→ Problem to work on:
Extract word for word the lines of the listing from its start to the line holding "palette=palette, linewidth=2, legend=False, ax=ax)", both ends kept; pictures are not part of the copy.
^^^^^^^^^^^^^^^^
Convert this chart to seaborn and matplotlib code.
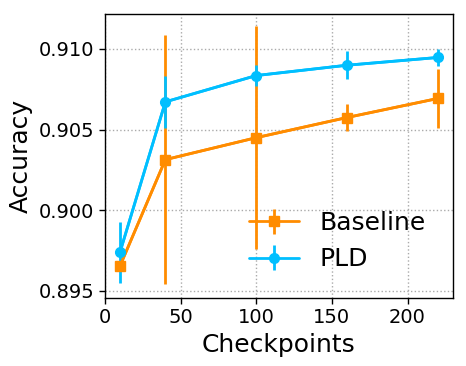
import matplotlib
matplotlib.use("Agg")
import matplotlib.pyplot as plt
import seaborn as sns
import pandas as pd

checkpoints = [10, 40, 100, 160, 220]
baseline_acc = [0.89655, 0.90314, 0.9045, 0.90575, 0.90693]
baseline_err = [0.0003, 0.0077, 0.0069, 0.00085, 0.0018]
pld_acc = [0.8974, 0.90672, 0.90835, 0.90899, 0.90947]
pld_err = [0.0019, 0.0016, 0.00065, 0.00088, 0.0005]
series_names = ["Baseline", "PLD"]

sns.set_style("ticks")
plt.rcParams['font.family'] = ['DejaVu Sans']
plt.rcParams['text.color'] = 'black'
plt.rcParams['axes.labelcolor'] = 'black'
plt.rcParams['xtick.color'] = 'black'
plt.rcParams['ytick.color'] = 'black'

fig = plt.figure(figsize=(4.66, 3.66), dpi=100)
ax = fig.add_axes([0.225, 0.186, 0.747, 0.776])

df = pd.DataFrame({
    "Checkpoints": checkpoints * 2,
    "Accuracy": baseline_acc + pld_acc,
    "Series": [series_names[0]] * 5 + [series_names[1]] * 5,
})
palette = {"Baseline": "#FF8C00", "PLD": "#00BFFF"}
sns.lineplot(data=df, x="Checkpoints", y="Accuracy", hue="Series",
             palette=palette, linewidth=2, legend=False, ax=ax)

ax.errorbar(checkpoints, baseline_acc, yerr=baseline_err, color="#FF8C00",
            marker="s", markersize=7, linewidth=2, elinewidth=2, capsize=0,
            label="Baseline", zorder=3)
ax.errorbar(checkpoints, pld_acc, yerr=pld_err, color="#00BFFF",
            marker="o", markersize=7, linewidth=2, elinewidth=2, capsize=0,
            label="PLD", zorder=3)

ax.set_xlim(0, 230)
ax.set_ylim(0.89457, 0.91217)
ax.set_xticks([0, 50, 100, 150, 200])
ax.set_yticks([0.895, 0.900, 0.905, 0.910])
ax.set_yticklabels(["0.895", "0.900", "0.905", "0.910"])
ax.tick_params(labelsize=14, direction="out", length=4, width=1,
               colors="black", labelcolor="black")
ax.grid(True, linestyle=":", color="#aaaaaa", linewidth=1)
for s in ax.spines.values():
    s.set_color("black")
    s.set_linewidth(1)
ax.set_xlabel("Checkpoints", fontsize=18, color="black")
ax.set_ylabel("Accuracy", fontsize=18, color="black")
leg = ax.legend(loc="lower right", fontsize=18, frameon=False,
                bbox_to_anchor=(0.986, 0.014), handlelength=2.0)
for t in leg.get_texts():
    t.set_color("black")

fig.savefig("out.png", dpi=100)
^^^^^^^^^^^^^^^^
→ Result of the task:
Convert this chart to seaborn and matplotlib code.
import matplotlib
matplotlib.use("Agg")
import matplotlib.pyplot as plt
import seaborn as sns
import pandas as pd

checkpoints = [10, 40, 100, 160, 220]
baseline_acc = [0.89655, 0.90314, 0.9045, 0.90575, 0.90693]
baseline_err = [0.0003, 0.0077, 0.0069, 0.00085, 0.0018]
pld_acc = [0.8974, 0.90672, 0.90835, 0.90899, 0.90947]
pld_err = [0.0019, 0.0016, 0.00065, 0.00088, 0.0005]
series_names = ["Baseline", "PLD"]

sns.set_style("ticks")
plt.rcParams['font.family'] = ['DejaVu Sans']
plt.rcParams['text.color'] = 'black'
plt.rcParams['axes.labelcolor'] = 'black'
plt.rcParams['xtick.color'] = 'black'
plt.rcParams['ytick.color'] = 'black'

fig = plt.figure(figsize=(4.66, 3.66), dpi=100)
ax = fig.add_axes([0.225, 0.186, 0.747, 0.776])

df = pd.DataFrame({
    "Checkpoints": checkpoints * 2,
    "Accuracy": baseline_acc + pld_acc,
    "Series": [series_names[0]] * 5 + [series_names[1]] * 5,
})
palette = {"Baseline": "#FF8C00", "PLD": "#00BFFF"}
sns.lineplot(data=df, x="Checkpoints", y="Accuracy", hue="Series",
             palette=palette, linewidth=2, legend=False, ax=ax)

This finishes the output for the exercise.